__Objective__
The data below should be restated word for word, with every picture omitted.

____

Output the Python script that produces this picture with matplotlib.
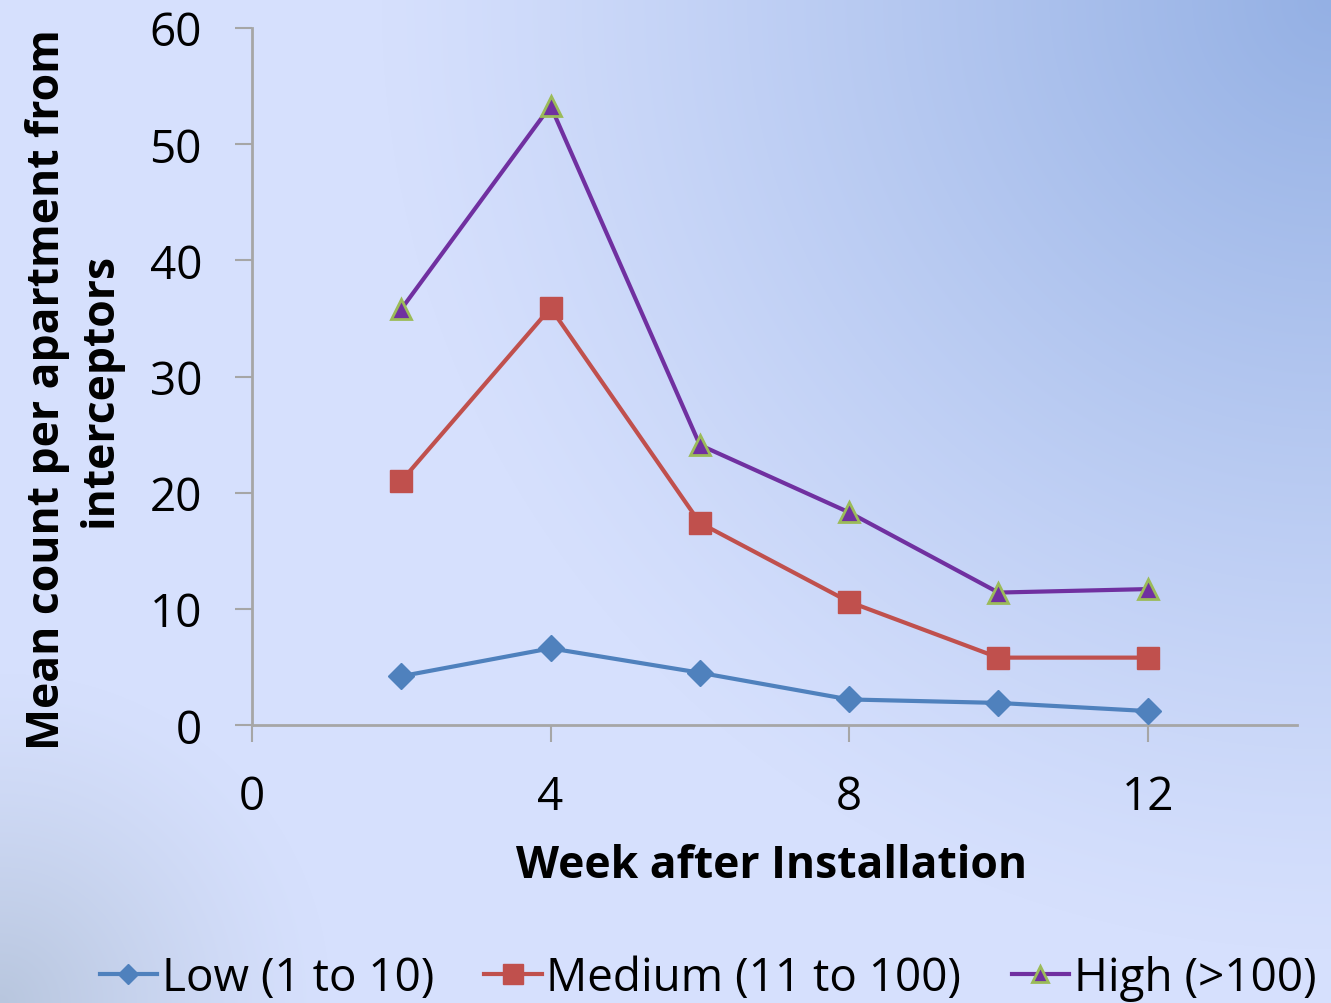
import numpy as np
import matplotlib
matplotlib.use("Agg")
import matplotlib.pyplot as plt
from matplotlib.lines import Line2D

plt.rcParams['font.family'] = ['Open Sans', 'DejaVu Sans']

weeks = [2, 4, 6, 8, 10, 12]
low = [4.2, 6.6, 4.5, 2.2, 1.9, 1.2]
medium = [21.0, 35.9, 17.4, 10.6, 5.8, 5.8]
high = [35.8, 53.3, 24.1, 18.3, 11.4, 11.7]

series_names = ["Low (1 to 10)", "Medium (11 to 100)", "High (>100)"]
x_ticks = [0, 4, 8, 12]
y_ticks = [0, 10, 20, 30, 40, 50, 60]

W, H = 1331, 1004
fig = plt.figure(figsize=(W / 100, H / 100), dpi=100)

# Slide-style background: pale lavender, deepening to blue at the top right,
# with a soft grey-blue shade in the lower left corner.
yy, xx = np.mgrid[0:H, 0:W].astype(float)
base = np.array([214, 224, 253]) / 255.0
blue = np.array([148, 176, 228]) / 255.0
shade = np.array([184, 198, 222]) / 255.0
d_tr = np.hypot(W - xx, yy)
t = np.clip(1 - d_tr / 950.0, 0, 1) ** 1.15
d_bl = np.hypot(xx, H - yy)
s = np.clip(1 - d_bl / 330.0, 0, 1) ** 1.3
img = base[None, None, :] * (1 - t[..., None]) + blue[None, None, :] * t[..., None]
img = img * (1 - s[..., None]) + shade[None, None, :] * s[..., None]
bg = fig.add_axes([0, 0, 1, 1], zorder=-10)
bg.imshow(img, aspect='auto', extent=[0, 1, 0, 1])
bg.axis('off')

ax = fig.add_axes([252 / W, 1 - 726 / H, (1297 - 252) / W, (726 - 29) / H])
ax.patch.set_alpha(0)

c_low, c_med, c_high, c_edge = "#4F81BD", "#C0504D", "#7030A0", "#9BBB59"
ax.plot(weeks, low, color=c_low, lw=3, marker='D', ms=13, mfc=c_low, mec=c_low,
        label=series_names[0], zorder=3)
ax.plot(weeks, medium, color=c_med, lw=3, marker='s', ms=16, mfc=c_med, mec=c_med,
        label=series_names[1], zorder=3)
ax.plot(weeks, high, color=c_high, lw=3, marker='^', ms=15, mfc=c_high, mec=c_edge,
        mew=2, label=series_names[2], zorder=3)

ax.set_xlim(0, 14)
ax.set_ylim(0, 60)
ax.set_xticks(x_ticks)
ax.set_yticks(y_ticks)
for sp in ['top', 'right']:
    ax.spines[sp].set_visible(False)
for sp in ['left', 'bottom']:
    ax.spines[sp].set_color('#A6A6A6')
    ax.spines[sp].set_linewidth(2)
ax.tick_params(axis='both', direction='out', length=12, width=1.5, color='#A6A6A6',
               labelsize=33, labelcolor='black')
ax.tick_params(axis='y', pad=24)
ax.tick_params(axis='x', pad=23)

ax.set_xlabel("Week after Installation", fontsize=32, fontweight='bold')
ax.xaxis.set_label_coords(0.497, -0.170)
ax.set_ylabel("Mean count per apartment from\ninterceptors", fontsize=32,
              fontweight='bold', linespacing=1.22)
ax.yaxis.set_label_coords(-0.124, 0.482)

handles = [Line2D([], [], color=c_low, lw=3, marker='D', ms=10, mfc=c_low, mec=c_low),
           Line2D([], [], color=c_med, lw=3, marker='s', ms=14, mfc=c_med, mec=c_med),
           Line2D([], [], color=c_high, lw=3, marker='^', ms=12, mfc=c_high, mec=c_edge, mew=2)]
fig.legend(handles, series_names, loc='center', bbox_to_anchor=(708 / W, 1 - 979 / H),
           ncol=3, frameon=False, fontsize=33, handlelength=1.25, handletextpad=0.1,
           columnspacing=1.1, borderpad=0, borderaxespad=0)

fig.savefig("out.png", dpi=100)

____

__Full output__
Output the Python script that produces this picture with matplotlib.
import numpy as np
import matplotlib
matplotlib.use("Agg")
import matplotlib.pyplot as plt
from matplotlib.lines import Line2D

plt.rcParams['font.family'] = ['Open Sans', 'DejaVu Sans']

weeks = [2, 4, 6, 8, 10, 12]
low = [4.2, 6.6, 4.5, 2.2, 1.9, 1.2]
medium = [21.0, 35.9, 17.4, 10.6, 5.8, 5.8]
high = [35.8, 53.3, 24.1, 18.3, 11.4, 11.7]

series_names = ["Low (1 to 10)", "Medium (11 to 100)", "High (>100)"]
x_ticks = [0, 4, 8, 12]
y_ticks = [0, 10, 20, 30, 40, 50, 60]

W, H = 1331, 1004
fig = plt.figure(figsize=(W / 100, H / 100), dpi=100)

# Slide-style background: pale lavender, deepening to blue at the top right,
# with a soft grey-blue shade in the lower left corner.
yy, xx = np.mgrid[0:H, 0:W].astype(float)
base = np.array([214, 224, 253]) / 255.0
blue = np.array([148, 176, 228]) / 255.0
shade = np.array([184, 198, 222]) / 255.0
d_tr = np.hypot(W - xx, yy)
t = np.clip(1 - d_tr / 950.0, 0, 1) ** 1.15
d_bl = np.hypot(xx, H - yy)
s = np.clip(1 - d_bl / 330.0, 0, 1) ** 1.3
img = base[None, None, :] * (1 - t[..., None]) + blue[None, None, :] * t[..., None]
img = img * (1 - s[..., None]) + shade[None, None, :] * s[..., None]
bg = fig.add_axes([0, 0, 1, 1], zorder=-10)
bg.imshow(img, aspect='auto', extent=[0, 1, 0, 1])
bg.axis('off')

ax = fig.add_axes([252 / W, 1 - 726 / H, (1297 - 252) / W, (726 - 29) / H])
ax.patch.set_alpha(0)

c_low, c_med, c_high, c_edge = "#4F81BD", "#C0504D", "#7030A0", "#9BBB59"
ax.plot(weeks, low, color=c_low, lw=3, marker='D', ms=13, mfc=c_low, mec=c_low,
        label=series_names[0], zorder=3)
ax.plot(weeks, medium, color=c_med, lw=3, marker='s', ms=16, mfc=c_med, mec=c_med,
        label=series_names[1], zorder=3)
ax.plot(weeks, high, color=c_high, lw=3, marker='^', ms=15, mfc=c_high, mec=c_edge,
        mew=2, label=series_names[2], zorder=3)

ax.set_xlim(0, 14)
ax.set_ylim(0, 60)
ax.set_xticks(x_ticks)
ax.set_yticks(y_ticks)
for sp in ['top', 'right']:
    ax.spines[sp].set_visible(False)
for sp in ['left', 'bottom']:
    ax.spines[sp].set_color('#A6A6A6')
    ax.spines[sp].set_linewidth(2)
ax.tick_params(axis='both', direction='out', length=12, width=1.5, color='#A6A6A6',
               labelsize=33, labelcolor='black')
ax.tick_params(axis='y', pad=24)
ax.tick_params(axis='x', pad=23)

ax.set_xlabel("Week after Installation", fontsize=32, fontweight='bold')
ax.xaxis.set_label_coords(0.497, -0.170)
ax.set_ylabel("Mean count per apartment from\ninterceptors", fontsize=32,
              fontweight='bold', linespacing=1.22)
ax.yaxis.set_label_coords(-0.124, 0.482)

handles = [Line2D([], [], color=c_low, lw=3, marker='D', ms=10, mfc=c_low, mec=c_low),
           Line2D([], [], color=c_med, lw=3, marker='s', ms=14, mfc=c_med, mec=c_med),
           Line2D([], [], color=c_high, lw=3, marker='^', ms=12, mfc=c_high, mec=c_edge, mew=2)]
fig.legend(handles, series_names, loc='center', bbox_to_anchor=(708 / W, 1 - 979 / H),
           ncol=3, frameon=False, fontsize=33, handlelength=1.25, handletextpad=0.1,
           columnspacing=1.1, borderpad=0, borderaxespad=0)

fig.savefig("out.png", dpi=100)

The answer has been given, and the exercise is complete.